11 Serve the Lord with fear and rejoice with trembling
How can I rejoice in this cross-trembling? These two verbs are contraries! True, in the old world, if you trembled, you moaned; if you rejoiced, you conquered. Now, in Christ, these two opposites are united: rejoice in trembling! Recall that at first, at the beginning of this psalm, the whole world was in rage—we were all trembling! But now in Christ, we know that he and his Father are laughing. This comforts us! They have a plan! More yet, we know that the death we feel right now is no longer the death we must endure under the law’s accusation—the death I die now, I die in Christ on account of his baptism promise: I have died in Christ! Rejoice! That is a death that is not final but is conquered.
12 Kiss the Son, lest he be angry and you perish in the way, for his wrath is quickly kindled. Blessed are all who take refuge in him.
How do I overcome all my enemies (sin, death, and the devil) at once? How do I “rejoice in trembling”? Kiss the Son! Go ahead, pucker up! Lay a wet one on him—since his death is your life, his cross is your resurrection. Kiss no other feet and have no other Lord. His righteousness is now your righteousness. The world perverts everything; it teaches you the exact opposite of Christ and his forgiveness. But Christ laughs at the world’s rage against him. Even your anger at Christ (for not recognizing your goodness and potential) is laughed off. Christ does not like you wandering around looking elsewhere for your satisfaction and trust—his anger is quickly kindled when you look for Christ + (an addition to Jesus). Instead: Solus Christus–Christ alone!

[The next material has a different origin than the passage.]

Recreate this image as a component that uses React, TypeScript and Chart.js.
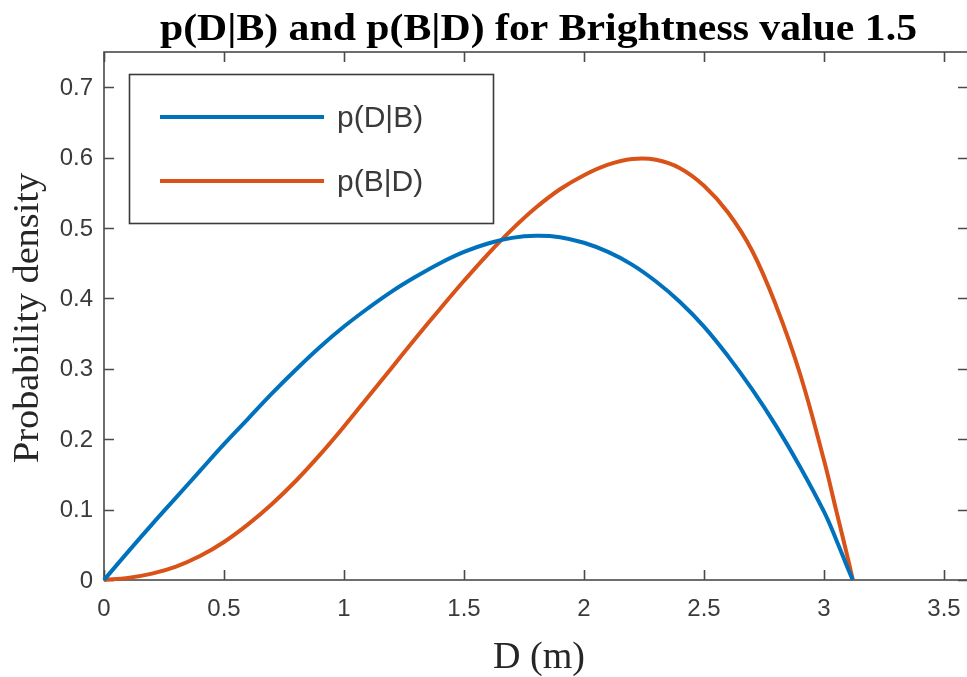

Then, in Christ and him crucified––what a great blessing! Take refuge in him, not the law! Refuge means finding a place to hide from our enemies in which you learn to trust Christ alone—no kissing anyone or anything else. In Christ you have refuge from rage—the world’s rage at you and God’s rage at sin. What is God laughing about in heaven? God’s Son became incarnate to burst your bonds, take your sin, and make Zion his holy hill—faith in him saves! That is real joy and endless blessing.